[START OF Data provided]

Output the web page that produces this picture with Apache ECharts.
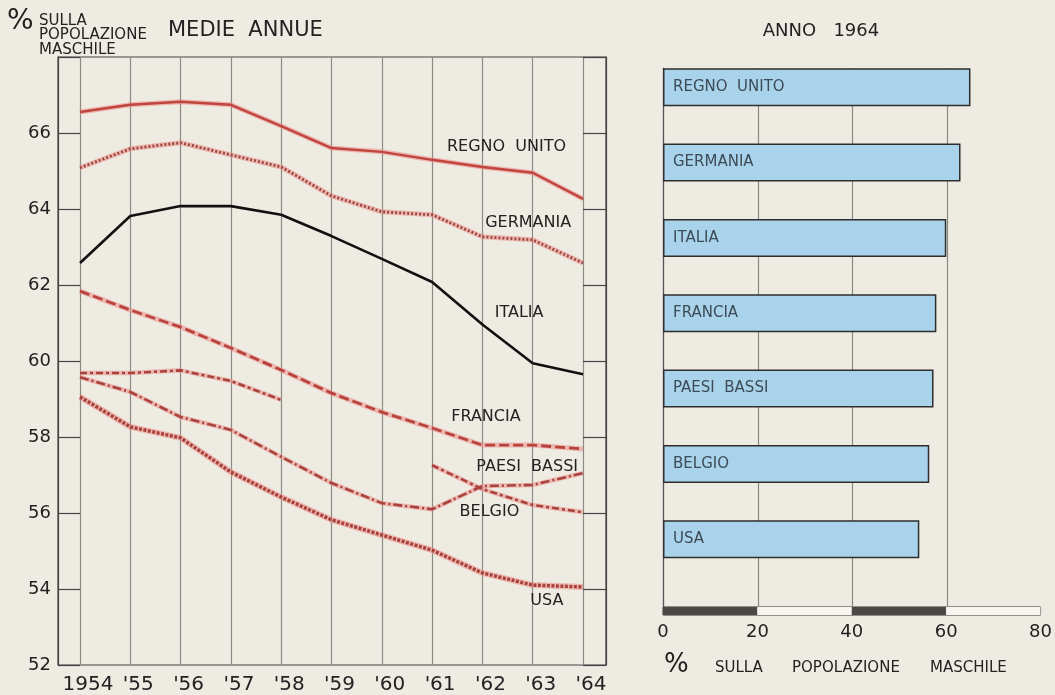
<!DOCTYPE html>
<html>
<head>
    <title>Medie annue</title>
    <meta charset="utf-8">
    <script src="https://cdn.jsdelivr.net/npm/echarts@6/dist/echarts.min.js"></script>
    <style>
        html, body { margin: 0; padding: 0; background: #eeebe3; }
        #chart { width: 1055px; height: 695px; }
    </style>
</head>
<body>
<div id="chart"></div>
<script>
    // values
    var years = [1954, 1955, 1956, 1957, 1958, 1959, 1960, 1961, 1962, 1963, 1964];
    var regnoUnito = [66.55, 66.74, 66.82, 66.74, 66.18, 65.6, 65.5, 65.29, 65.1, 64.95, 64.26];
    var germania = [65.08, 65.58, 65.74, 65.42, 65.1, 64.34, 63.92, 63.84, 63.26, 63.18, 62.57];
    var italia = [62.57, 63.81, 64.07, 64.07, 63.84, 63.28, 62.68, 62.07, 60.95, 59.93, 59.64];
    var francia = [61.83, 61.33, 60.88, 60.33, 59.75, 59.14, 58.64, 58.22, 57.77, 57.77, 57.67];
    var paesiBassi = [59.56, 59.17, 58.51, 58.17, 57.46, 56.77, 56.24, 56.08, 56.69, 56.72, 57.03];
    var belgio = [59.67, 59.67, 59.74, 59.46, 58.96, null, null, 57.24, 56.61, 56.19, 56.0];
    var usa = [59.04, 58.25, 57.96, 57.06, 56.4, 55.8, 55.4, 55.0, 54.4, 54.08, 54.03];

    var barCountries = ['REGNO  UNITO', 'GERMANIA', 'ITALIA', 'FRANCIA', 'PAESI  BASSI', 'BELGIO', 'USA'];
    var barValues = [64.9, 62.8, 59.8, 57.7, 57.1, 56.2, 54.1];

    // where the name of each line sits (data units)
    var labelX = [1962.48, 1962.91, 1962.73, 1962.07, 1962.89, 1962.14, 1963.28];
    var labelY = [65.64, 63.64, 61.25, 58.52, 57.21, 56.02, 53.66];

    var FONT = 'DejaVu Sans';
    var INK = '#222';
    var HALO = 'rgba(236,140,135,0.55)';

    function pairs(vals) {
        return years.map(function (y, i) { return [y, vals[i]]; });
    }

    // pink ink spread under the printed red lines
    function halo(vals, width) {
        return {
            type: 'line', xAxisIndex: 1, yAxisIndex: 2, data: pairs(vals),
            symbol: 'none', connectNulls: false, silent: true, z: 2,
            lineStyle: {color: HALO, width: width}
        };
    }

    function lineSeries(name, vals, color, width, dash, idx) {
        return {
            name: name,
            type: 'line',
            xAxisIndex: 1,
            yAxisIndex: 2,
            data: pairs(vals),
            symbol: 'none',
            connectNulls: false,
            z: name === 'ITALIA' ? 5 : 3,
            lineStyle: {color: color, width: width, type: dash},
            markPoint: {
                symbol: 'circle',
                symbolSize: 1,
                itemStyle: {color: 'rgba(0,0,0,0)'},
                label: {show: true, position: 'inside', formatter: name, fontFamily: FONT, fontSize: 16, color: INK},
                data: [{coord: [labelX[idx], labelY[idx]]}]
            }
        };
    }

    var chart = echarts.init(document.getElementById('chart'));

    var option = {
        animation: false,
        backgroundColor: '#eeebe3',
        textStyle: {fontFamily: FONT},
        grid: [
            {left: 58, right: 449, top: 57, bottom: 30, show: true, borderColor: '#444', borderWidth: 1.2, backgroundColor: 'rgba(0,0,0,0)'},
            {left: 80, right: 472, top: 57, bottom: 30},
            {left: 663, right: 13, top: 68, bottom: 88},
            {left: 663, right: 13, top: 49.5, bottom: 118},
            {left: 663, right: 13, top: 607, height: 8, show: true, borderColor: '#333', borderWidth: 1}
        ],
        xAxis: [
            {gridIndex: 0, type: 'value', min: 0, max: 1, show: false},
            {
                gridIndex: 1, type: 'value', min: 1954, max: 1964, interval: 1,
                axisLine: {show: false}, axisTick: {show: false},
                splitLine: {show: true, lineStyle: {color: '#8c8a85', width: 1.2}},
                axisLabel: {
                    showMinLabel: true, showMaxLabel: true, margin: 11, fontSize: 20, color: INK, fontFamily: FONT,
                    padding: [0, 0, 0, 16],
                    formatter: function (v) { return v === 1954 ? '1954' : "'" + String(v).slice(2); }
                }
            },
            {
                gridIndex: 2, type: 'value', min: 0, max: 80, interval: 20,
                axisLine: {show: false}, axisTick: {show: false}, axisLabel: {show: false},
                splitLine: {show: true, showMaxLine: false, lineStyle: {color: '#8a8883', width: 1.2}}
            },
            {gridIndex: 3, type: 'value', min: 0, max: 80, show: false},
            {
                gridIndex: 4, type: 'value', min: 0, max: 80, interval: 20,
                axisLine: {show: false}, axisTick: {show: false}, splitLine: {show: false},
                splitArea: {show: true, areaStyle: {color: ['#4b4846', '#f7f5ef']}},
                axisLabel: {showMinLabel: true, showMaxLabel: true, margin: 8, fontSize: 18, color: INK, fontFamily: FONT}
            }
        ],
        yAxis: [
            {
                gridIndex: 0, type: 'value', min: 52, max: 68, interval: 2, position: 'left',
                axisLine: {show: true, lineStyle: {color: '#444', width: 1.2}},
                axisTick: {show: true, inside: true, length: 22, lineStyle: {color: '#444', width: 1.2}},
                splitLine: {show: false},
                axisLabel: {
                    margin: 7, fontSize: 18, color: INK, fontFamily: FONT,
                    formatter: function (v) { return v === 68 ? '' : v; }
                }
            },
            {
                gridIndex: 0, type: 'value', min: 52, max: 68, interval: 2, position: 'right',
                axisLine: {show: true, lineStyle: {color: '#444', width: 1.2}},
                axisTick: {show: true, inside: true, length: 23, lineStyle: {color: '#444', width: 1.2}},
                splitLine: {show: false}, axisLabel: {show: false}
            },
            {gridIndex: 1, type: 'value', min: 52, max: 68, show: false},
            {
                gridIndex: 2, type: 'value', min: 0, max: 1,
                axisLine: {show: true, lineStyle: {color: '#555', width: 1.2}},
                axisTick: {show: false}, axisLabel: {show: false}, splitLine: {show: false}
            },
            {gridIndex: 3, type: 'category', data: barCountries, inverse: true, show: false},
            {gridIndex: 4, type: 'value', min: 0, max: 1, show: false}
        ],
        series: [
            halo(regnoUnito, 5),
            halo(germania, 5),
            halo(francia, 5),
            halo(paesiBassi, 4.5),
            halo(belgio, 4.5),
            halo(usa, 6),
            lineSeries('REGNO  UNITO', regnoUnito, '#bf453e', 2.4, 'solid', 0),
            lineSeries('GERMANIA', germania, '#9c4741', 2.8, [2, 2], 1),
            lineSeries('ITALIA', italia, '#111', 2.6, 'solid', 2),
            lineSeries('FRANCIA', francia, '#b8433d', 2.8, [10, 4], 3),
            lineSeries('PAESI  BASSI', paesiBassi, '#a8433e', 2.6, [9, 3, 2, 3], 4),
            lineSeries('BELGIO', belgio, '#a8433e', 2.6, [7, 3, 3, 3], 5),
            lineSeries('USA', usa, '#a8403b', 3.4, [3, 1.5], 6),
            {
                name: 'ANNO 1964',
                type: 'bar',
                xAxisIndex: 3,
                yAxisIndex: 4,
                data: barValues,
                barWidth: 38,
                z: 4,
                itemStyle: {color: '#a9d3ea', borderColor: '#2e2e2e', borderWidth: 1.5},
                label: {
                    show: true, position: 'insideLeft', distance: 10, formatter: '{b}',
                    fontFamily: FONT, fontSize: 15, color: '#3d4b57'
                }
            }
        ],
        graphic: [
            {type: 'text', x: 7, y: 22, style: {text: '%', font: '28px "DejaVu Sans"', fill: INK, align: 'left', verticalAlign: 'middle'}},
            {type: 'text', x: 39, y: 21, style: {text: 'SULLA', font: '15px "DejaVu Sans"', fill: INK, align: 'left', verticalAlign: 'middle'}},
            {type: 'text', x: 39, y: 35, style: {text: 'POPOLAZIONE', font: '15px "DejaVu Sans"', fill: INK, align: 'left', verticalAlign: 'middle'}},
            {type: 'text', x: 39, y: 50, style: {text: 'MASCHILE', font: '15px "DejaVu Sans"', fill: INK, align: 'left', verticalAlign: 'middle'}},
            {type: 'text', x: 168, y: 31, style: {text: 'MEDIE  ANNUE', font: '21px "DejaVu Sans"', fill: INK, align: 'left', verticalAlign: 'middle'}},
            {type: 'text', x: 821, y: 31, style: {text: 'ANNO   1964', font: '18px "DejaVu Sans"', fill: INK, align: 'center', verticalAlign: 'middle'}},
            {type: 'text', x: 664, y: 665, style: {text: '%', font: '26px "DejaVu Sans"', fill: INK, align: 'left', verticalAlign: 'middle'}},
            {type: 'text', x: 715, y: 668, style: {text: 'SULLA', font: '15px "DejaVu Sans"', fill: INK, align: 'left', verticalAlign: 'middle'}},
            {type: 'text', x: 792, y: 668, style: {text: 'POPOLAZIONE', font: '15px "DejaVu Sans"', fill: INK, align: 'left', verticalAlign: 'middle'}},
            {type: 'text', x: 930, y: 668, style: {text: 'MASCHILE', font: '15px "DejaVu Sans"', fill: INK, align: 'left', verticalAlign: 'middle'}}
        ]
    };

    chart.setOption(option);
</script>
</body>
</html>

[END OF Data provided]

**Your task**
Return only the lines running from the top of the data to the line that holds "var barValues = [64.9, 62.8, 59.8, 57.7, 57.1, 56.2, 54.1];". Include both of those lines, but skip the pictures.

**Result of the exercise**
Output the web page that produces this picture with Apache ECharts.
<!DOCTYPE html>
<html>
<head>
    <title>Medie annue</title>
    <meta charset="utf-8">
    <script src="https://cdn.jsdelivr.net/npm/echarts@6/dist/echarts.min.js"></script>
    <style>
        html, body { margin: 0; padding: 0; background: #eeebe3; }
        #chart { width: 1055px; height: 695px; }
    </style>
</head>
<body>
<div id="chart"></div>
<script>
    // values
    var years = [1954, 1955, 1956, 1957, 1958, 1959, 1960, 1961, 1962, 1963, 1964];
    var regnoUnito = [66.55, 66.74, 66.82, 66.74, 66.18, 65.6, 65.5, 65.29, 65.1, 64.95, 64.26];
    var germania = [65.08, 65.58, 65.74, 65.42, 65.1, 64.34, 63.92, 63.84, 63.26, 63.18, 62.57];
    var italia = [62.57, 63.81, 64.07, 64.07, 63.84, 63.28, 62.68, 62.07, 60.95, 59.93, 59.64];
    var francia = [61.83, 61.33, 60.88, 60.33, 59.75, 59.14, 58.64, 58.22, 57.77, 57.77, 57.67];
    var paesiBassi = [59.56, 59.17, 58.51, 58.17, 57.46, 56.77, 56.24, 56.08, 56.69, 56.72, 57.03];
    var belgio = [59.67, 59.67, 59.74, 59.46, 58.96, null, null, 57.24, 56.61, 56.19, 56.0];
    var usa = [59.04, 58.25, 57.96, 57.06, 56.4, 55.8, 55.4, 55.0, 54.4, 54.08, 54.03];

    var barCountries = ['REGNO  UNITO', 'GERMANIA', 'ITALIA', 'FRANCIA', 'PAESI  BASSI', 'BELGIO', 'USA'];
    var barValues = [64.9, 62.8, 59.8, 57.7, 57.1, 56.2, 54.1];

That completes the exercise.